Reading Steak Shack offers 'A Philly Authentic'
READING EAGLE ARTICLE
Tuesday April 18, 2017 12:01 AM
By Carole Duran
When people think of convenience-store food, it has no resemblance to the unexpected aroma of meticulously prepared fresh ingredients wafting from the doors of the newest Steak Shack in Reading, owned by Eryk Cerankowski.
Cerankowski, 54, is fearless when it comes to scouting for sandwich shop locations. His flagship Steak Shack is a 120-square-foot free-standing building in the Sinking Spring Plaza, South Heidelberg Township, which opened in September 2013.
"We put a lot of food out of that shack," he said. "It's like a Steak Shack on steroids."
His latest venture is the newly opened Steak Shack in the Citgo Gas Station and Convenience Store at Lancaster Avenue and Kenhorst Boulevard.
Marbled steak, especially sold for steak sandwiches, fresh vegetables, and rolls trucked in daily from the Conshohocken Italian Bakery in Conshohocken, Montgomery County, give Cerankowski's sandwiches an authentic Philly taste.
"This is the best sandwich in Reading," said Ron Muller, Cumru Township. "I come two to three times a week."
"My favorite is the cheesesteak hoagie," Muller said. "This guy, he puts meat in his sandwiches."
Started cooking 40 years ago
Cerankowski's idea to open Steak Shack came from being a transplant to Berks County from Trevose, Bucks County.
He started his cooking career 40 years ago and worked as a chef in five-star hotels.
"You don't get too many five-star chefs making steak sandwiches," he said.
After moving to Berks County, he found himself frustrated, like other transplants, by not being able to find an authentic Philly steak sandwich without driving to Philadelphia.
"The transplants all give up until they find us," Cerankowski said. "That's why we say everyone comes back to the shack."
"My friends at Reading Truck Body told me they had a new sandwich place to go to," said Wyomissing resident Carol Fields. "I said that I'm not eating from a gas station."
Once she tried Steak Shack, she became a regular.
On a typical weekday, cashier April Keyser has customers three deep at the cash register while Cerankowski masters the grill.
The whole family gets involved in the act.
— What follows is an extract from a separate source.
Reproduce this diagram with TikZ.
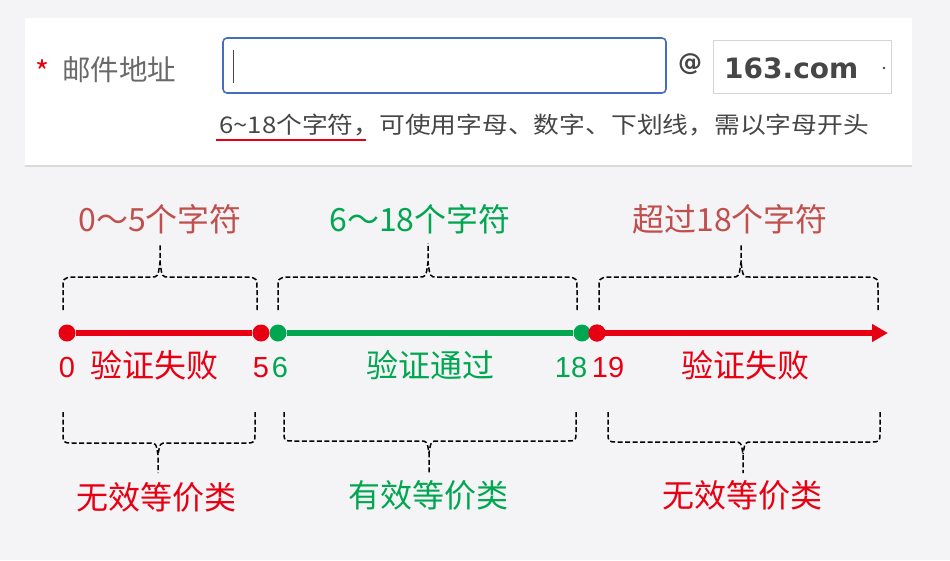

Cerankowski's four children - Austin, Alayna, Eryk and Gracie - spend time working at whichever shack needs help.
His wife, Crissy, and father Al also help out when they can.
"My dad is our 77-year-old runner," Cerankowski said.
Crissy owns Junk to Jazz in Cumru Township, but squeezes out time to work at Steak Shack when she can.
Between Reading Truck Body and the auto dealerships along Lancaster Avenue, there is plenty of sandwich traffic in the neighborhood.
For non-steak-lovers, a chicken section on the menu includes buffalo and barbecue chicken specialties.
Philly hoagies in Italian, chicken and tuna, a Greek gyro and a Veggie Shack topped with feta cheese round out more choices.
"I don't know of any other restaurant that makes its own bread crumbs," Cerankowski said, but that is exactly what Steak Shack does with its day-old rolls. "We use everything."
Cerankowski uses the bread crumbs to coat homemade French fried onion rings and pickles. "Nothing comes frozen in a box," he said. "Everything is made to order."
He has developed a secret tangy steak sauce and special spice mixture that he plans to package and sell to the retail market.